Narratives of Rwandan youth on reconciliation
This article I wrote on the narratives of Rwandan youth on reconciliation and peacebuilding was my first ever publication. So, as you can imagine, I was very happy to see it published in the Journal of Youth Studies. The peer-review process was very long. I’m planning to write a post on my experience during my first peer-review process as a novice researcher (stay tuned for that!).

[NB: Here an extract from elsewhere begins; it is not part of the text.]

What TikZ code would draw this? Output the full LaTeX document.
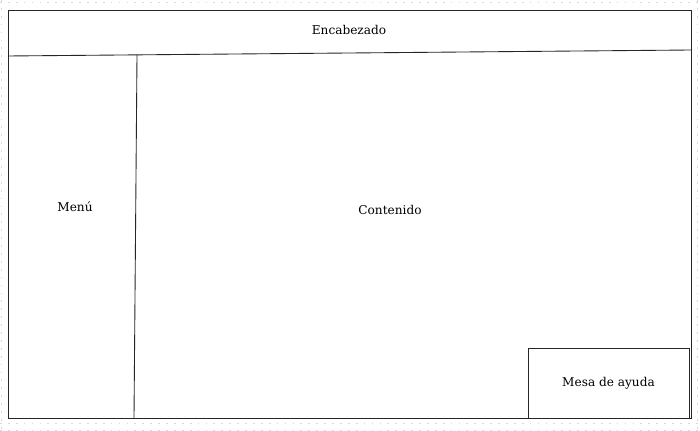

When I came back from my fieldwork in Kigali, Rwanda, I started transcribing the interviews and focus group discussions. Although my thesis focused on digital practices and transmedia storytelling, I thought I had interesting data on how the participants in my research discussed reconciliation and peacebuilding in Rwanda. So I wrote this article to present the data I collected on what kind of spaces young people in Rwanda engage with the peacebuilding and reconciliation process and what positions and discourses they acquire and negotiate within these participatory spaces. I also looked into how the young Rwandans positioned other people within and outside of their communities in relation to the reconciliation process in the country.
The findings demonstrate that being a young Rwandan is practiced with complicated variables within various participatory spaces in Rwanda. Young people in my research mostly internalized some of the dominant discourses of the ruling party as well as their assigned positions such as the “future leaders” of the country. However, that did not mean that these young people did not reject certain aspects of the official discourse. But, those who did so publicly were from privileged backgrounds. Those from middle and low-income families feared backlash, and thus only expressed criticism or resistance privately.

Being positioned as ‘disrespectful’ by their elders when they disagreed or argued led to a disconnection between generations and the self-censorship of youth. Young people in this research also positioned others and identified certain groups as a threat to Rwandan national identity such as the Rwandan diaspora which is critical of the current regime.
The participants did not identify with ethnic categories (Hutu, Tutsi, Twa), however, they were aware of who belonged to which ethnic group. Instead of ethnicity, young people created categorizations in order to define ‘Rwandanness’, identify who ‘is Rwandan’, and perform ‘being Rwandan’ accordingly.
The Rwandan youth are taught that they are responsible for the reconciliation of Rwanda. Yet, the silence of alternative spaces and the control over public participatory spaces where there is pressure to conform as well as tensions, lack of dialogue and gaps between rural and urban, young people and elders, and the privileged and underprivileged adds further complexity to the reconciliation process.